Edit: one mention in the thread of prioritizing restructuring the DB, sounds best but also tough.
Step -2 is what you are doing now, OP, getting informed about the best way to go about this.
Step -1 is forming the battle plan of what you're going to change and in what order of importance.
Step 0 is communicating your plan to all stakeholders (owners, managers, devs, whoever) so they have an idea what is coming down the pipe. Here is where you assure them that you see this as a long process of continual improvement. Even though your end goal is to get to full VCS/CI/CD/DB Migrations/Monitoring, you're not trying to get there TODAY.
Step 1 is getting the codebase into a VCS. Get it in VCS with simonw's plan elsewhere in this thread. It doesn't have to be git if the team has another tool they want to put in place, but git is a decent default if you have no other preferences.
Step 2, for me, would be to make sure I had DB backups happening on a nightly basis. And, at least once, I'd want to verify that I could restore a nightly backup to a DB server somewhere (anywhere! Cloud/Laptop/On-prem)
Step 3, again, for me, would be to create an automatically-updated "dev" server. Basically create a complementary cronjob to simonw's auto-committer. This cronjob will simply clone the repo down to a brand new "dev" server. So changes will go: requirement -> developer's head -> production code change -> autocommit to github -> autoclone main branch to dev server.
Chances are nobody has any idea how to spin up the website on a new server. That's fine! Take this opportunity to document, in a `README.md` in your autocommitting codebase on the production server, the steps it takes to get the dev server running. Include as much detail as you can tolerate while still making progress. Don't worry about having a complete ansible playbook or anything. Just create a markdown list of steps you take as you take them. Things like `install PHP version X.Y via apt` or `modify DB firewall to allow dev server IP`.
Now you have 2 servers that are running identical code that can be modified independently of each other. Congratulations, you've reached dev-prod parity[1]!
Note that all of these changes can be done without impacting the production website or feature velocity or anyone's current workflow. This is the best way to introduce a team to the benefits of modern development practices. Don't foist your worldview upon them haphazardly. Start giving them capabilities they didn't have before, or taking away entire categories of problems they currently have, and let the desire build naturally.
There are a number of things you mentioned that I would recommend NOT changing, or at least, not until you're well down the road of having straightened this mess out. From your list:
> it runs on PHP The important part here is that it _runs_ on anything at all.
> it doesn't use any framework This can come much, much later, if it's ever really needed.
> no code has ever been deleted. As you make dev improvements, one day folks will wake up and realize that they're confident to delete code in ways they didn't used to be able to.

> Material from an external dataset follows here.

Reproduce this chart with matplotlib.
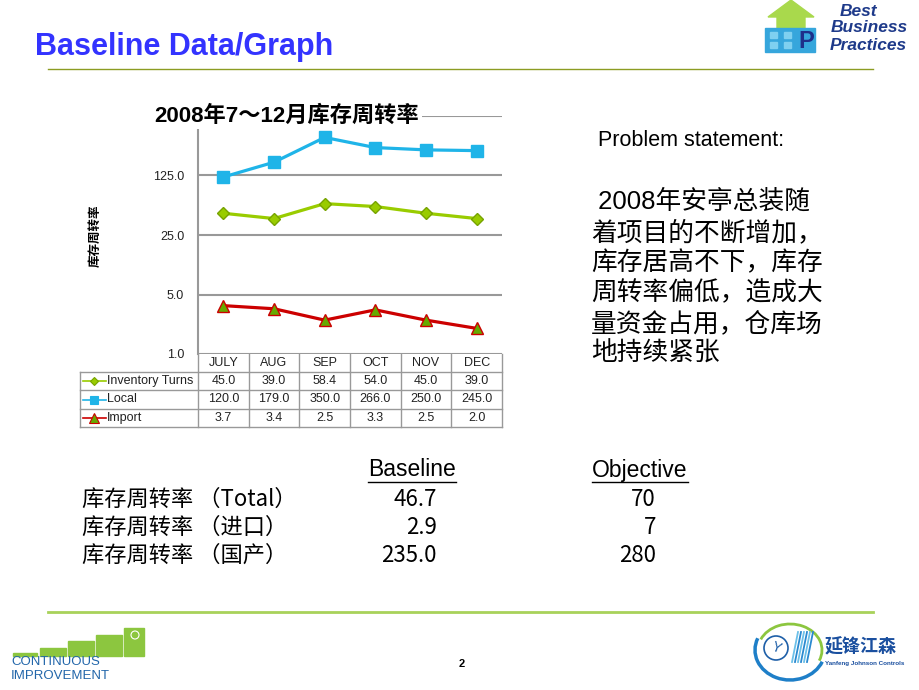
import numpy as np
import matplotlib
matplotlib.use("Agg")
import matplotlib.pyplot as plt
from matplotlib.patches import Rectangle, Polygon, Circle, Arc
from matplotlib.ticker import NullLocator

plt.rcParams['font.family'] = ['Liberation Sans', 'Noto Sans CJK SC', 'DejaVu Sans']

# chart data
months = ["JULY", "AUG", "SEP", "OCT", "NOV", "DEC"]
inventory_turns = [45.0, 39.0, 58.4, 54.0, 45.0, 39.0]
local = [120.0, 179.0, 350.0, 266.0, 250.0, 245.0]
imports = [3.7, 3.4, 2.5, 3.3, 2.5, 2.0]
series_names = ["Inventory Turns", "Local", "Import"]
y_ticks = [1, 5, 25, 125, 625]

# summary table below the chart
summary_labels = ["库存周转率 （Total）", "库存周转率 （进口）", "库存周转率 （国产）"]
baseline = [46.7, 2.9, 235.0]
objective = [70, 7, 280]

problem_lines = [" 2008年安亭总装随", "着项目的不断增加，", "库存居高不下，库存",
                 "周转率偏低，造成大", "量资金占用，仓库场", "地持续紧张"]

colors = ['#99cc00', '#1fb4e8', '#cc0000']
markers = ['D', 's', '^']
msizes = [6, 8, 8.5]
mfaces = ['#99cc00', '#1fb4e8', '#66aa00']
medges = ['#77a300', '#1fb4e8', '#cc0000']

fig = plt.figure(figsize=(9.2, 6.9), dpi=100)

# background axes in pixel coordinates for the slide furniture
bg = fig.add_axes([0, 0, 1, 1])
bg.set_xlim(0, 920)
bg.set_ylim(690, 0)
bg.axis('off')

# slide title and rules
bg.text(35, 47, "Baseline Data/Graph", fontsize=22, fontweight='bold',
        color='#3333ff', ha='left', va='center')
bg.plot([48, 873], [69, 69], color='#8c9c22', lw=1)
bg.plot([48, 873], [612, 612], color='#a8d25a', lw=2)
bg.text(462, 664, "2", fontsize=8, fontweight='bold', ha='center', va='center')

# BBP logo
bg.add_patch(Polygon([(777, 31), (777, 17), (768, 17), (791, 0), (814, 17),
                      (805, 17), (805, 31)], closed=True, color='#a9d94c'))
bg.add_patch(Rectangle((765, 28), 50, 24, color='#36a6dc'))
for sx in [770, 784]:
    for sy in [32, 42]:
        bg.add_patch(Rectangle((sx, sy), 7, 6, color='#7fd0f0'))
bg.text(806, 41, "P", fontsize=17, fontweight='bold', color='#1e2f8a',
        ha='center', va='center')
for txt, yy, xx in [("Best", 11, 840), ("Business", 28, 831), ("Practices", 45, 830)]:
    bg.text(xx, yy, txt, fontsize=12.5, fontweight='bold', style='italic',
            color='#1e3a8a', ha='left', va='center')

# continuous improvement logo
for (bx, bw, top) in [(13, 24, 653), (40, 26, 648), (68, 26, 641), (96, 26, 635), (124, 20, 628)]:
    bg.add_patch(Rectangle((bx, top), bw, 656 - top, color='#8cc63f'))
bg.add_patch(Circle((135, 635), 4, fill=False, ec='white', lw=0.8))
bg.text(11, 665, "CONTINUOUS", fontsize=9.5, color='#2266aa', ha='left', va='baseline')
bg.text(11, 679, "IMPROVEMENT", fontsize=9.5, color='#2266aa', ha='left', va='baseline')

# Yanfeng logo
bg.add_patch(Arc((790, 650), 64, 52, theta1=200, theta2=20, color='#8cc63f', lw=2))
bg.add_patch(Arc((790, 650), 70, 60, theta1=20, theta2=200, color='#1e7fc8', lw=2.5))
bg.add_patch(Circle((776, 648), 12, fill=False, ec='#1e5fa8', lw=1.2))
bg.text(776, 648, "Y", fontsize=10, color='#1e5fa8', ha='center', va='center', rotation=-20)
for k in range(6):
    bg.plot([792 + k * 3, 798 + k * 3], [662, 632], color='#2a8ad0' if k % 2 else '#6cc0e8', lw=1.3)
bg.text(825, 647, "延锋江森", fontsize=13, fontweight='bold', color='#1a4f9f',
        ha='left', va='center', family=['Noto Sans CJK SC'])
bg.text(825, 663, "Yanfeng Johnson Controls", fontsize=4.5, fontweight='bold',
        color='#1a4f9f', ha='left', va='center')

# problem statement
bg.text(598, 141, "Problem statement:", fontsize=15.5, ha='left', va='center')
for i, line in enumerate(problem_lines):
    bg.text(591, 202 + i * 30.4, line, fontsize=18.5, ha='left', va='center',
            family=['Liberation Sans', 'Noto Sans CJK SC'])

# summary table
bg.text(412, 470, "Baseline", fontsize=16.5, ha='center', va='center')
bg.plot([368, 456], [482, 482], color='black', lw=1)
bg.text(640, 470, "Objective", fontsize=16.5, ha='center', va='center')
bg.plot([592, 688], [482, 482], color='black', lw=1)
for i, lab in enumerate(summary_labels):
    yy = 499 + i * 28
    bg.text(82, yy, lab, fontsize=16, ha='left', va='center', family=['Noto Sans CJK SC'])
    bg.text(437, yy, f"{baseline[i]:.1f}", fontsize=16, ha='right', va='center',
            family=['Noto Sans CJK SC'])
    bg.text(656, yy, str(objective[i]), fontsize=16, ha='right', va='center',
            family=['Noto Sans CJK SC'])

# chart
L, R, T, B = 198, 502, 116, 354
ax = fig.add_axes([L / 920, 1 - B / 690, (R - L) / 920, (B - T) / 690])
ax.patch.set_alpha(0)
x = np.arange(len(months))
for vals, c, m, ms, mf, me in zip([inventory_turns, local, imports], colors, markers,
                                   msizes, mfaces, medges):
    ax.plot(x, vals, color=c, lw=2.3, marker=m, ms=ms, mfc=mf, mec=me, mew=1, zorder=3)
ax.set_yscale('log', base=5)
ax.set_ylim(1, 625)
ax.set_xlim(-0.5, len(months) - 0.5)
ax.set_yticks(y_ticks)
# top label sits under the chart title box, so it is left blank
ax.set_yticklabels([f"{v:.1f}" if v < 625 else "" for v in y_ticks])
ax.yaxis.set_minor_locator(NullLocator())
ax.set_xticks([])
ax.grid(axis='y', color='#999999', lw=1.5)
for s in ['top', 'right', 'bottom']:
    ax.spines[s].set_visible(False)
ax.spines['left'].set_color('#999999')
ax.spines['left'].set_linewidth(1.5)
ax.tick_params(axis='y', length=0, pad=10, labelsize=9, labelcolor='#222222')

bg.text(95, 236, "库存周转率", rotation=90, fontsize=9, fontweight='bold',
        ha='center', va='center', family=['Noto Sans CJK SC'])

fig.text(287, 116, "2008年7～12月库存周转率", transform=bg.transData, fontsize=16,
         fontweight='bold', ha='center', va='center',
         family=['Liberation Sans', 'Noto Sans CJK SC'],
         bbox=dict(fc='white', ec='none', pad=2))

# data table under the chart
col_w = (R - L) / len(months)
row_y = [354, 372, 390, 409, 427]
for k in range(len(months) + 1):
    bg.plot([L + k * col_w] * 2, [354, 427], color='#999999', lw=1)
bg.plot([80, 80], [372, 427], color='#999999', lw=1)
for yy in row_y[1:]:
    bg.plot([80, R], [yy, yy], color='#999999', lw=1)
for k, mname in enumerate(months):
    bg.text(L + (k + 0.5) * col_w, 363, mname, fontsize=9, ha='center', va='center', color='#222222')
for r, (name, vals) in enumerate(zip(series_names, [inventory_turns, local, imports])):
    yy = (row_y[r + 1] + row_y[r + 2]) / 2
    bg.plot([83, 106], [yy, yy], color=colors[r], lw=1.2)
    bg.plot([94.5], [yy], marker=markers[r], ms=msizes[r] - 2, mfc=mfaces[r], mec=medges[r], mew=0.8,
            color=colors[r])
    bg.text(107, yy, name, fontsize=9, ha='left', va='center', color='#222222')
    for k, v in enumerate(vals):
        bg.text(L + (k + 0.5) * col_w, yy, f"{v:.1f}", fontsize=9, ha='center', va='center',
                color='#222222')

fig.savefig("out.png", dpi=100)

> no caching Cache as a solution of last-resort. If the current site is fast enough to do the job without caching, then don't worry about it.
1. Complete a risk assessment. List all the security, business, availability, liability, productivity, and other risks and prioritize them. Estimate the real world impact and probability of the risks, describe examples from the real world.
2. Estimate the work to mitigate each risk. Estimate multiple mitigation options (people are more likely to agree to the least bad of multiple options).
3. Negotiate with leadership to begin solving the highest risk, lowest effort issues.
But before you begin all that, focus on the psychology of leadership. Change is scary, and from their perspective, unnecessary. The way you describe each risk and its mitigation will determine whether it is seen as a threat or an exciting opportunity. You will want allies to advocate for you.
If all of that seems like too much work, then you should probably either quit, or just try to make small performance improvements to put on your resume.
No, seriously, some projects like this are lost causes. The company wants to just get maximal return on minimal effort. A rewrite is going to be a sunk cost with no return.
Basically, your job is to limp it along if you can't prove that a rewrite will make them more money.
If you don't like that answer, you might as well look elsewhere.